Selain mendorong perusahaan IPO, lanjut Iman, otoritasnya juga perlu menyiapkan calon pembeli saham perusahaan tersebut, bekerja sama dengan sejumlah fund manager hingga lembaga keuangan.
"Yang mau belinya siapa, juga kita bantu siapkan, seperti dana pensiun [Dapen], asuransi, BPJS Ketenagakerjaan, ini kan juga perlu bantuan," ujar Iman.
Di sisi lain, Iman juga mengungkapkan bahwa persiapan perusahaan BUMN untuk melantai di bursa yang berbeda dengan perusahaan swasta lainnya, yang dinilai memiliki mekanisme persiapan waktu lebih lama.

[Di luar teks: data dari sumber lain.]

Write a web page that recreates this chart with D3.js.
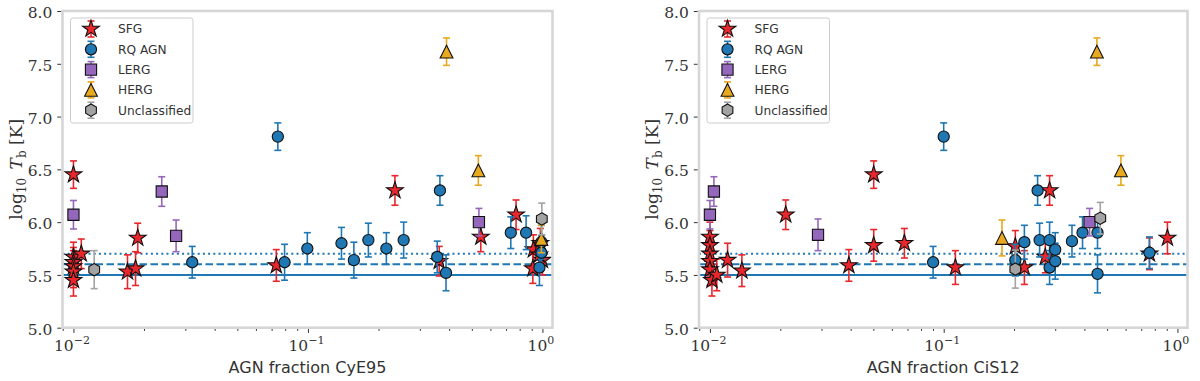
<!DOCTYPE html>
<html>
<head>
<meta charset="utf-8">
<script src="https://cdn.jsdelivr.net/npm/d3@7/dist/d3.min.js"></script>
<style>
  body { margin: 0; background: #fff; }
</style>
</head>
<body>
<script>
// classes, in the order they are plotted
const classes = ['SFG', 'RQ AGN', 'LERG', 'HERG', 'Unclassified']
const colors = ['#e8262b', '#1f77b4', '#9467bd', '#e8a91e', '#a3a3a3']

// [AGN fraction, log10 Tb, error] -- CyE95 panel
const sfgCyE = [
  [0.0100, 6.45, 0.13], [0.0100, 5.67, 0.14], [0.0108, 5.70, 0.14], [0.0100, 5.62, 0.14],
  [0.0100, 5.58, 0.15], [0.0100, 5.53, 0.15], [0.0100, 5.45, 0.15], [0.0170, 5.53, 0.16],
  [0.0184, 5.56, 0.16], [0.0188, 5.85, 0.14], [0.0733, 5.59, 0.15], [0.235, 6.30, 0.14],
  [0.363, 5.63, 0.14], [0.546, 5.86, 0.14], [0.772, 6.07, 0.14], [0.915, 5.74, 0.14],
  [0.910, 5.56, 0.14], [1.00, 5.64, 0.14], [0.98, 5.80, 0.14], [0.97, 5.69, 0.14]
]
const rqCyE = [
  [0.0744, 6.81, 0.13], [0.0321, 5.62, 0.15], [0.0795, 5.62, 0.17], [0.0994, 5.75, 0.15],
  [0.139, 5.80, 0.15], [0.157, 5.64, 0.17], [0.181, 5.83, 0.16], [0.216, 5.75, 0.15],
  [0.256, 5.83, 0.17], [0.3655, 6.30, 0.14], [0.356, 5.67, 0.15], [0.388, 5.52, 0.17],
  [0.733, 5.90, 0.15], [0.852, 5.90, 0.16], [0.99, 5.81, 0.16], [0.99, 5.71, 0.16],
  [0.971, 5.57, 0.17]
]
const lergCyE = [[0.0100, 6.07, 0.135], [0.0238, 6.29, 0.14], [0.0274, 5.87, 0.15], [0.536, 6.00, 0.13]]
const hergCyE = [[0.390, 7.615, 0.13], [0.533, 6.49, 0.14], [0.99, 5.84, 0.13]]
const uncCyE = [[0.01226, 5.55, 0.18], [0.994, 6.03, 0.15]]

// [AGN fraction, log10 Tb, error] -- CiS12 panel
const sfgCiS = [
  [0.0100, 5.86, 0.14], [0.0100, 5.78, 0.14], [0.0100, 5.70, 0.15], [0.0100, 5.63, 0.15],
  [0.0100, 5.55, 0.15], [0.0102, 5.45, 0.15], [0.0107, 5.50, 0.15], [0.0119, 5.64, 0.16],
  [0.0137, 5.54, 0.15], [0.0211, 6.07, 0.14], [0.0393, 5.59, 0.15], [0.0502, 6.45, 0.13],
  [0.0502, 5.78, 0.15], [0.0679, 5.80, 0.14], [0.1122, 5.57, 0.16], [0.2025, 5.77, 0.15],
  [0.2214, 5.57, 0.16], [0.272, 5.67, 0.15], [0.2838, 6.30, 0.14], [0.759, 5.70, 0.15],
  [0.906, 5.85, 0.15]
]
const rqCiS = [
  [0.100, 6.81, 0.13], [0.0901, 5.62, 0.15], [0.2025, 5.64, 0.15], [0.2214, 5.81, 0.16],
  [0.2522, 6.30, 0.14], [0.2572, 5.83, 0.16], [0.2838, 5.83, 0.17], [0.2838, 5.57, 0.16],
  [0.300, 5.74, 0.16], [0.300, 5.63, 0.17], [0.3538, 5.82, 0.15], [0.3926, 5.90, 0.15],
  [0.455, 5.90, 0.15], [0.455, 5.51, 0.18], [0.759, 5.71, 0.15]
]
const lergCiS = [[0.0104, 6.29, 0.14], [0.0100, 6.07, 0.135], [0.0290, 5.88, 0.15], [0.4207, 6.00, 0.13]]
const hergCiS = [[0.4523, 7.615, 0.13], [0.573, 6.49, 0.14], [0.1776, 5.85, 0.17]]
const uncCiS = [[0.2025, 5.555, 0.18], [0.4675, 6.037, 0.15]]

// reference levels (solid, dashed, dotted)
const refLevels = [5.5, 5.6, 5.7]
const refDash = [null, '7.5,3.5', '2,3.2']

const yTicks = [5.0, 5.5, 6.0, 6.5, 7.0, 7.5, 8.0]
const xTicks = [0.01, 0.1, 1]
const xTickExp = ['\u22122', '\u22121', '0']

const panels = [
  { xlabel: 'AGN fraction CyE95', left: 62.5, width: 490, data: [sfgCyE, rqCyE, lergCyE, hergCyE, uncCyE] },
  { xlabel: 'AGN fraction CiS12', left: 699, width: 488.5, data: [sfgCiS, rqCiS, lergCiS, hergCiS, uncCiS] }
]

const W = 1200, H = 381
const plotTop = 11, plotBottom = 327.7
const serif = "'DejaVu Serif', serif"
const sans = "'DejaVu Sans', sans-serif"
const ink = '#333'

const svg = d3.select('body').append('svg')
  .attr('width', W).attr('height', H)
  .attr('font-family', sans)

// marker shapes
function starPath (R) {
  const r = R * 0.381966
  const pts = d3.range(10).map(i => {
    const a = -Math.PI / 2 + i * Math.PI / 5
    const rr = i % 2 ? r : R
    return [rr * Math.cos(a), rr * Math.sin(a)]
  })
  return 'M' + pts.join('L') + 'Z'
}
function hexPath (R) {
  const pts = d3.range(6).map(i => {
    const a = -Math.PI / 2 + i * Math.PI / 3
    return [R * Math.cos(a), R * Math.sin(a)]
  })
  return 'M' + pts.join('L') + 'Z'
}
const markers = [
  starPath(8.8),
  d3.symbol(d3.symbolCircle, Math.PI * 5.6 * 5.6)(),
  'M-5.6,-5.6L5.6,-5.6L5.6,5.6L-5.6,5.6Z',
  'M0,-6.4L6.4,6.4L-6.4,6.4Z',
  hexPath(6.2)
]

function drawBar (g, cx, y0, y1, k) {
  const col = colors[k]
  g.append('line')
    .attr('x1', cx).attr('x2', cx).attr('y1', y0).attr('y2', y1)
    .attr('stroke', col).attr('stroke-width', 1.6)
  ;[y0, y1].forEach(yy => {
    g.append('line')
      .attr('x1', cx - 3.5).attr('x2', cx + 3.5).attr('y1', yy).attr('y2', yy)
      .attr('stroke', col).attr('stroke-width', 1.6)
  })
}
function drawMarker (g, cx, cy, k) {
  g.append('path')
    .attr('d', markers[k])
    .attr('transform', `translate(${cx},${cy})`)
    .attr('fill', colors[k])
    .attr('stroke', '#111').attr('stroke-width', 1.1)
    .attr('stroke-linejoin', 'miter')
}

panels.forEach(p => {
  const x = d3.scaleLog().domain([0.00898, 1.104]).range([p.left, p.left + p.width])
  const y = d3.scaleLinear().domain([5, 8]).range([plotBottom, plotTop])
  const g = svg.append('g')

  // y axis
  const ya = g.append('g')
    .attr('transform', `translate(${p.left - 1.2},0)`)
    .call(d3.axisLeft(y).tickValues(yTicks).tickSize(4).tickPadding(5).tickFormat(d3.format('.1f')))
  ya.select('.domain').remove()
  ya.selectAll('line').attr('stroke', ink)
  ya.selectAll('text').attr('font-family', serif).attr('font-size', 15.5).attr('fill', ink).attr('dy', '0.42em')

  // x axis, minor then major ticks
  const minors = x.ticks().filter(v => !xTicks.some(t => Math.abs(t - v) < 1e-9))
  const xm = g.append('g')
    .attr('transform', `translate(0,${plotBottom + 1.2})`)
    .call(d3.axisBottom(x).tickValues(minors).tickSize(2).tickFormat(''))
  xm.select('.domain').remove()
  xm.selectAll('line').attr('stroke', ink)

  const xa = g.append('g')
    .attr('transform', `translate(0,${plotBottom + 1.2})`)
    .call(d3.axisBottom(x).tickValues(xTicks).tickSize(4).tickFormat(''))
  xa.select('.domain').remove()
  xa.selectAll('line').attr('stroke', ink)
  xa.selectAll('.tick').append('text')
    .attr('y', 22).attr('x', -2)
    .attr('text-anchor', 'middle')
    .attr('font-family', serif).attr('font-size', 15.5).attr('fill', ink)
    .each(function (d, i) {
      const t = d3.select(this)
      t.append('tspan').text('10')
      t.append('tspan').attr('dy', -7).attr('font-size', 11).text(xTickExp[i])
    })

  // axis labels
  g.append('text')
    .attr('x', p.left + p.width / 2).attr('y', 373)
    .attr('text-anchor', 'middle').attr('font-size', 16).attr('fill', ink)
    .text(p.xlabel)

  const yl = g.append('text')
    .attr('transform', `translate(${p.left - 41},${(plotTop + plotBottom) / 2}) rotate(-90)`)
    .attr('text-anchor', 'middle').attr('font-family', serif).attr('font-size', 17).attr('fill', ink)
  yl.append('tspan').text('log')
  yl.append('tspan').attr('dy', 4).attr('font-size', 12).text('10')
  yl.append('tspan').attr('dy', -4).text('\u2002')
  yl.append('tspan').attr('font-style', 'italic').text('T')
  yl.append('tspan').attr('dy', 4).attr('font-size', 12).text('b')
  yl.append('tspan').attr('dy', -4).text(' [K]')

  // reference lines
  const plot = g.append('g')
  refLevels.forEach((lv, i) => {
    plot.append('line')
      .attr('x1', p.left).attr('x2', p.left + p.width)
      .attr('y1', y(lv)).attr('y2', y(lv))
      .attr('stroke', colors[1]).attr('stroke-width', 2)
      .attr('stroke-dasharray', refDash[i])
  })

  // data: bars then markers for each class
  p.data.forEach((rows, k) => {
    const cg = plot.append('g')
    rows.forEach(r => drawBar(cg, x(r[0]), y(r[1] - r[2]), y(r[1] + r[2]), k))
    rows.forEach(r => drawMarker(cg, x(r[0]), y(r[1]), k))
  })

  // frame
  g.append('rect')
    .attr('x', p.left).attr('y', plotTop)
    .attr('width', p.width).attr('height', plotBottom - plotTop)
    .attr('fill', 'none').attr('stroke', '#d6d6d6').attr('stroke-width', 2.6)

  // legend
  const lg = g.append('g').attr('transform', `translate(${p.left + 8},18)`)
  lg.append('rect')
    .attr('width', 122.5).attr('height', 105).attr('rx', 2.5)
    .attr('fill', 'white').attr('fill-opacity', 0.8)
    .attr('stroke', '#cccccc').attr('stroke-width', 1)
  classes.forEach((c, k) => {
    const cy = 11 + k * 20.3
    drawBar(lg, 20.5, cy + 8, cy - 8, k)
    drawMarker(lg, 20.5, cy, k)
    lg.append('text')
      .attr('x', 47.5).attr('y', cy).attr('dy', '0.36em')
      .attr('font-size', 12.2).attr('fill', ink)
      .text(c)
  })
})
</script>
</body>
</html>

"Saya nggak tahu alasan Kementerian BUMN [menunda IPO DI 2024], mungkin karena terutama persiapan BUMN kan nggak sama dengan swasta, perlu waktu dan sebagainya, perlu orang-orang. Kalau owner kan mau besok IPO ya IPO aja gitu, cepat."
Adapun hingga saat ini, terdapat sebanyak 14 perusahaan BUMN dan 23 anak usahanya yang telah melantai di BEI, dengan sebagian masuk dalam kelompok indeks LQ45 atau saham-saham pilihan dengan likuiditas tinggi.
Kontribusi 6 emiten berstatus plat merah tersebut, lanjut Iman, mampu menjadi bagian dan berkontribusi sebanyak 60% dari rata-rata nilai transaksi harian (RNTH) bersama dengan 14 perusahaan big caps swasta lainnya.
"Ini sangat cukup signifikan," ujar Iman. "Investor kita yang jumlahnya hari ini sekitar 14 juta, sebagian besar melakukan investasi kepada BUMN. Jadi keberlanjutan itu ya program pemerintah terhadap perusahaan terbuka yang BUMN sangat kita nantikan."